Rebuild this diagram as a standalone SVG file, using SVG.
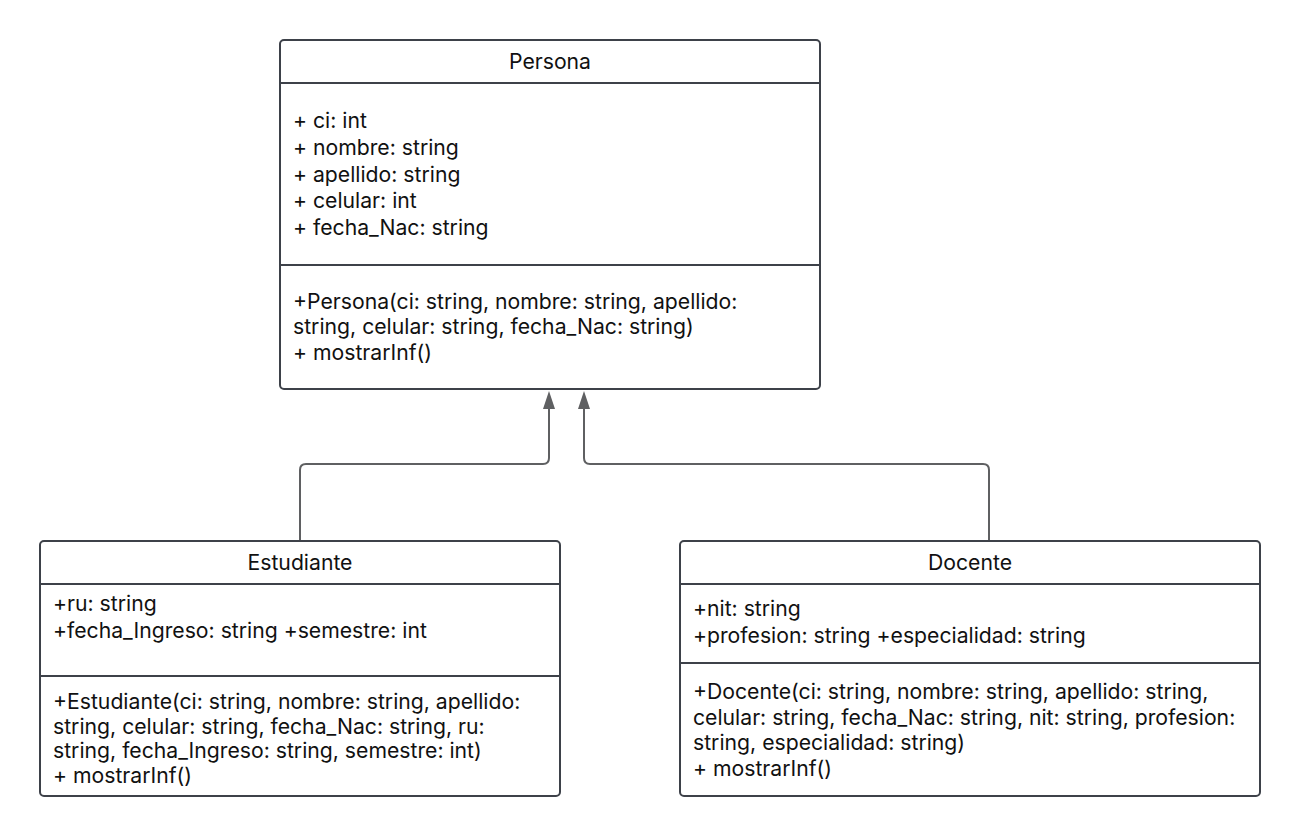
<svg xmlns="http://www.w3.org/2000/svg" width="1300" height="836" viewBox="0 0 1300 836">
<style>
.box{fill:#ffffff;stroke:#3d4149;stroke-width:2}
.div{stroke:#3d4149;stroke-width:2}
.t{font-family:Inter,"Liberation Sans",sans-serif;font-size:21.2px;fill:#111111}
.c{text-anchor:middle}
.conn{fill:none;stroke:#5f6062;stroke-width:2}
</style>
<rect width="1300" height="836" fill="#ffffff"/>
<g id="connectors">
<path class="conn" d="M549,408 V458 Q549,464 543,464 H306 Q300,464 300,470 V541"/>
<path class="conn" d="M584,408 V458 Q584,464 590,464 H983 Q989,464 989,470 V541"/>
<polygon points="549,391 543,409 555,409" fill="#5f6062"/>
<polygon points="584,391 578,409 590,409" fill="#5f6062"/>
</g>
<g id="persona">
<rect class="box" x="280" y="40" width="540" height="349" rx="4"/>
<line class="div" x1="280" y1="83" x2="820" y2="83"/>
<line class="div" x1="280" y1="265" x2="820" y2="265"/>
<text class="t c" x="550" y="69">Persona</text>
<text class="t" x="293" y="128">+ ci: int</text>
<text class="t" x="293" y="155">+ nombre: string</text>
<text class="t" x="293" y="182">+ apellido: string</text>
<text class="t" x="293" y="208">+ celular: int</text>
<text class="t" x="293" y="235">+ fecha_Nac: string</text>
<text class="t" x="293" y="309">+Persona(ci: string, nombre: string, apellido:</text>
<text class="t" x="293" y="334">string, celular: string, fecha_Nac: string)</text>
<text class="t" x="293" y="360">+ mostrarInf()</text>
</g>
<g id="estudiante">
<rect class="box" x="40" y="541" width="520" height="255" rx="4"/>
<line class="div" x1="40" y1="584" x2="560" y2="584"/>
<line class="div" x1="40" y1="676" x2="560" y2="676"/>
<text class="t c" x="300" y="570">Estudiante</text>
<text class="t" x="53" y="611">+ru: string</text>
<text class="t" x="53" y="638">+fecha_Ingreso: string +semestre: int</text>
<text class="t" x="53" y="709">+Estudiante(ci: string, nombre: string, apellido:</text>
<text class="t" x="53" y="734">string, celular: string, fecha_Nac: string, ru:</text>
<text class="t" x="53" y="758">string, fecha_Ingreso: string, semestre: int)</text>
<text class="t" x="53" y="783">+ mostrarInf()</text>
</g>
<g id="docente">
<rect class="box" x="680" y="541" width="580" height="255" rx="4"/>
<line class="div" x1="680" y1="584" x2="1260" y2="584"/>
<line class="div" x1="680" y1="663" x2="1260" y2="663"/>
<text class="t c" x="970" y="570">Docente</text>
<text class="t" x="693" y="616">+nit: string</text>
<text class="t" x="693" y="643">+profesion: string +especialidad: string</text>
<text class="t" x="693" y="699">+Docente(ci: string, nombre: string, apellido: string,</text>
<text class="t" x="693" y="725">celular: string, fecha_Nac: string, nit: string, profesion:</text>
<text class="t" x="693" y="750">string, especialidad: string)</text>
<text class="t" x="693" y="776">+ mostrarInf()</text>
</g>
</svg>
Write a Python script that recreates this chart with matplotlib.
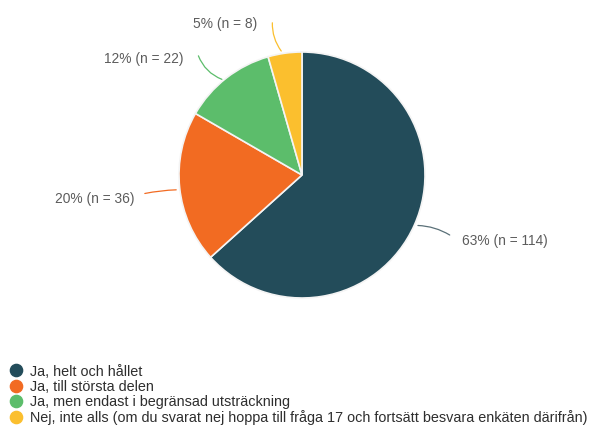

JOB
Copy the material above exactly and drop the pictures.

RESPONSE TO THE TASK
Rebuild this diagram as a standalone SVG file, using SVG.
<svg xmlns="http://www.w3.org/2000/svg" width="1300" height="836" viewBox="0 0 1300 836">
<style>
.box{fill:#ffffff;stroke:#3d4149;stroke-width:2}
.div{stroke:#3d4149;stroke-width:2}
.t{font-family:Inter,"Liberation Sans",sans-serif;font-size:21.2px;fill:#111111}
.c{text-anchor:middle}
.conn{fill:none;stroke:#5f6062;stroke-width:2}
</style>
<rect width="1300" height="836" fill="#ffffff"/>
<g id="connectors">
<path class="conn" d="M549,408 V458 Q549,464 543,464 H306 Q300,464 300,470 V541"/>
<path class="conn" d="M584,408 V458 Q584,464 590,464 H983 Q989,464 989,470 V541"/>
<polygon points="549,391 543,409 555,409" fill="#5f6062"/>
<polygon points="584,391 578,409 590,409" fill="#5f6062"/>
</g>
<g id="persona">
<rect class="box" x="280" y="40" width="540" height="349" rx="4"/>
<line class="div" x1="280" y1="83" x2="820" y2="83"/>
<line class="div" x1="280" y1="265" x2="820" y2="265"/>
<text class="t c" x="550" y="69">Persona</text>
<text class="t" x="293" y="128">+ ci: int</text>
<text class="t" x="293" y="155">+ nombre: string</text>
<text class="t" x="293" y="182">+ apellido: string</text>
<text class="t" x="293" y="208">+ celular: int</text>
<text class="t" x="293" y="235">+ fecha_Nac: string</text>
<text class="t" x="293" y="309">+Persona(ci: string, nombre: string, apellido:</text>
<text class="t" x="293" y="334">string, celular: string, fecha_Nac: string)</text>
<text class="t" x="293" y="360">+ mostrarInf()</text>
</g>
<g id="estudiante">
<rect class="box" x="40" y="541" width="520" height="255" rx="4"/>
<line class="div" x1="40" y1="584" x2="560" y2="584"/>
<line class="div" x1="40" y1="676" x2="560" y2="676"/>
<text class="t c" x="300" y="570">Estudiante</text>
<text class="t" x="53" y="611">+ru: string</text>
<text class="t" x="53" y="638">+fecha_Ingreso: string +semestre: int</text>
<text class="t" x="53" y="709">+Estudiante(ci: string, nombre: string, apellido:</text>
<text class="t" x="53" y="734">string, celular: string, fecha_Nac: string, ru:</text>
<text class="t" x="53" y="758">string, fecha_Ingreso: string, semestre: int)</text>
<text class="t" x="53" y="783">+ mostrarInf()</text>
</g>
<g id="docente">
<rect class="box" x="680" y="541" width="580" height="255" rx="4"/>
<line class="div" x1="680" y1="584" x2="1260" y2="584"/>
<line class="div" x1="680" y1="663" x2="1260" y2="663"/>
<text class="t c" x="970" y="570">Docente</text>
<text class="t" x="693" y="616">+nit: string</text>
<text class="t" x="693" y="643">+profesion: string +especialidad: string</text>
<text class="t" x="693" y="699">+Docente(ci: string, nombre: string, apellido: string,</text>
<text class="t" x="693" y="725">celular: string, fecha_Nac: string, nit: string, profesion:</text>
<text class="t" x="693" y="750">string, especialidad: string)</text>
<text class="t" x="693" y="776">+ mostrarInf()</text>
</g>
</svg>
Write a Python script that recreates this chart with matplotlib.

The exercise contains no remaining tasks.